__Aim__:
From the first line of the listing below to the line with "y_ticks = [0, 50, 100, 150, 200, 250, 300, 350]", print each line exactly, and nothing more. Leave out the pictures.

__Given material__:
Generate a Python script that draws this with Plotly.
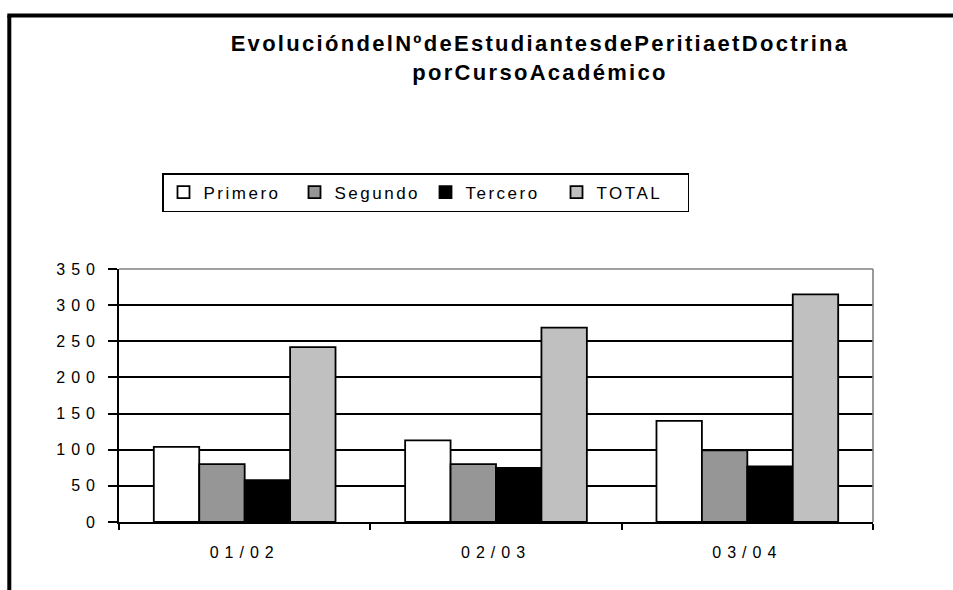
import plotly.graph_objects as go

# Academic years and enrolment counts per course level
cursos = ["01/02", "02/03", "03/04"]
primero = [104, 113, 140]
segundo = [80, 80, 99]
tercero = [58, 75, 77]
total = [242, 269, 315]

series_names = ["Primero", "Segundo", "Tercero", "TOTAL"]
series_values = [primero, segundo, tercero, total]
series_colors = ["#ffffff", "#969696", "#000000", "#c0c0c0"]

title_lines = ["EvolucióndelNºdeEstudiantesdePeritiaetDoctrina", "porCursoAcadémico"]
y_ticks = [0, 50, 100, 150, 200, 250, 300, 350]

W, H = 953, 590
L, R, T, B = 119, 80, 268.5, 67.7
pw, ph = W - L - R, H - T - B


def px_x(x):
    return (x - L) / pw


def px_y(y):
    return (H - B - y) / ph


FONT = "Liberation Sans, Arial, sans-serif"

fig = go.Figure()
for name, vals, col in zip(series_names, series_values, series_colors):
    fig.add_trace(go.Bar(
        x=cursos, y=vals, name=name,
        marker=dict(color=col, line=dict(color="#000000", width=1.8)),
    ))

fig.update_layout(
    width=W, height=H,
    margin=dict(l=L, r=R, t=T, b=B, autoexpand=False),
    paper_bgcolor="#ffffff", plot_bgcolor="#ffffff",
    barmode="group", bargap=0.277, bargroupgap=0,
    font=dict(family=FONT, size=16, color="#000000"),
    title=dict(
        text="<b>" + "<br>".join(title_lines) + "</b>",
        x=540 / W, xanchor="center", xref="container",
        y=1 - 51 / H, yanchor="top", yref="container",
        font=dict(family=FONT, size=22, color="#000000"),
    ),
    legend=dict(
        orientation="h", xref="container", yref="container",
        x=162 / W, xanchor="left", y=1 - 173 / H, yanchor="top",
        bordercolor="#000000", borderwidth=1.5, bgcolor="#ffffff",
        font=dict(family=FONT, size=17, color="#000000"),
        entrywidthmode="pixels", entrywidth=86,
        traceorder="normal", itemclick=False,
    ),
    xaxis=dict(
        showline=True, linecolor="#000000", linewidth=1.6,
        ticks="outside", tickson="boundaries", ticklen=6, tickwidth=1.6,
        tickcolor="#000000", showgrid=False, zeroline=False,
        ticklabelstandoff=15,
        tickfont=dict(family=FONT, size=16),
    ),
    yaxis=dict(
        range=[0, 350], tickvals=y_ticks,
        showline=True, linecolor="#000000", linewidth=1.6,
        ticks="outside", ticklen=9, tickwidth=1.6, tickcolor="#000000",
        showgrid=True, gridcolor="#000000", gridwidth=1.6, zeroline=False,
        ticklabelstandoff=4,
        tickfont=dict(family=FONT, size=16),
    ),
    shapes=[
        # grey top and right edges of the plot area
        dict(type="line", xref="paper", yref="paper", x0=0, x1=1, y0=1, y1=1,
             line=dict(color="#808080", width=1.6)),
        dict(type="line", xref="paper", yref="paper", x0=1, x1=1, y0=0, y1=1,
             line=dict(color="#808080", width=1.6)),
        # heavy outer frame (left and top)
        dict(type="line", xref="paper", yref="paper",
             x0=px_x(9.3), x1=px_x(9.3), y0=px_y(14.3), y1=px_y(610),
             line=dict(color="#000000", width=4)),
        dict(type="line", xref="paper", yref="paper",
             x0=px_x(7.3), x1=px_x(970), y0=px_y(14.3), y1=px_y(14.3),
             line=dict(color="#000000", width=4)),
    ],
)

# spaced-out lettering for the axis, legend and title text
letter_css = """
var st = document.createElement('style');
st.textContent = '.xtick text, .ytick text {letter-spacing: 6px;}' +
  ' .legendtext {letter-spacing: 2.5px;} .gtitle {letter-spacing: 2.3px;}';
document.head.appendChild(st);
"""

fig.write_html("out.html", post_script=letter_css)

__Exercise response__:
Generate a Python script that draws this with Plotly.
import plotly.graph_objects as go

# Academic years and enrolment counts per course level
cursos = ["01/02", "02/03", "03/04"]
primero = [104, 113, 140]
segundo = [80, 80, 99]
tercero = [58, 75, 77]
total = [242, 269, 315]

series_names = ["Primero", "Segundo", "Tercero", "TOTAL"]
series_values = [primero, segundo, tercero, total]
series_colors = ["#ffffff", "#969696", "#000000", "#c0c0c0"]

title_lines = ["EvolucióndelNºdeEstudiantesdePeritiaetDoctrina", "porCursoAcadémico"]
y_ticks = [0, 50, 100, 150, 200, 250, 300, 350]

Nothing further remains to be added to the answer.